You may or may not be familiar with Austin’s land development code, but the document has a huge impact on how the city looks. It governs everything from transportation to how tall buildings can be. Austin is in the middle of revising that code, a process known as CodeNEXT. And, today, the Austin City Council will get a chance to weigh in on that plan before it goes public.
The last time Austin revised its land development code was in 1984 – and it’s safe to say the city has changed just a bit since then. In 2012, the city adopted the Imagine Austin Comprehensive Plan, a 30-year vision for the city’s growth. The recommendations of that plan suggested revising the complex regulations surrounding land use –a notion that spawned the Land Development Code Advisory Group, an 18-member board helping to shape the new code.
"They are appointed by the council and they represent a wide range of interests in the community,” explained Jorge Rousselin, project manager for CodeNEXT . “You have developers. You have educators. You have renters. You have property owners.”
He said the current code tends to take a one-size-fits-all approach to development, and CodeNEXT aims to be more contextual, taking specific neighborhood needs into consideration.
So far, most of what we know about the potential revisions comes from a series of prescription papers released by the team. They’ve often called for increased density along major transit corridors, envisioning Austin as more compact and connected. Austin Mayor Steve Adler said revising the current code is the most important issue facing the city over the next year.
“It’s kind of all over the place, and as the city grows up, we need to make sure that our policies and procedures are growing with it,” Adler said.
Adler wants to get a clear picture of timeline for implementation before the draft code is released in January. Today, the mayor and council members will dig even deeper into the proposed revisions. They’re set to hold a special joint meeting with the Code Advisory Group. Rousselin said the goal is to create a shared understanding.

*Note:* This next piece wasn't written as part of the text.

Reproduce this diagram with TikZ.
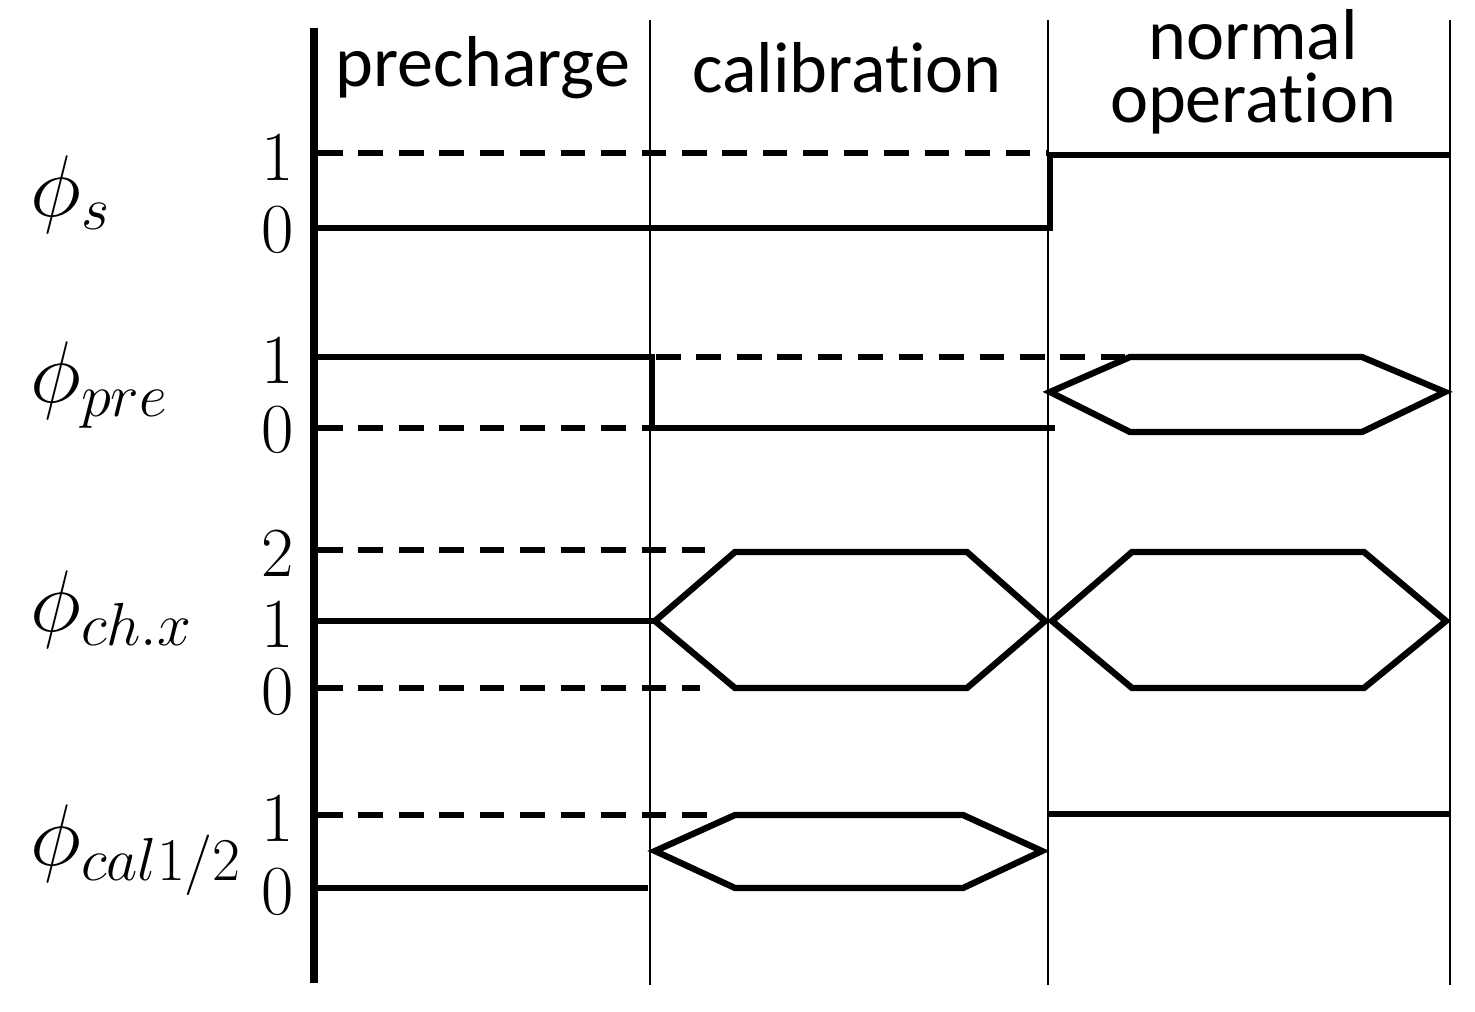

“When you ask several folks what CodeNEXT is to them, you’re going to get a wide variety of answers,” Rousselin said. “I think we just want to get on the same page in terms of the expectations of what you’re going to see in January, that it’s really a toolbox. It’s the initial draft that we’re going to be able to share with the community.”
There will be six months of public comment and review after that release. Rousselin said he welcomes community feedback to help identify any gaps in the draft code.
“We’re trying to make this personal in terms of how can it affect every Austinite and why should Austinites care and be involved because it will affect everyone eventually at some point,” he said.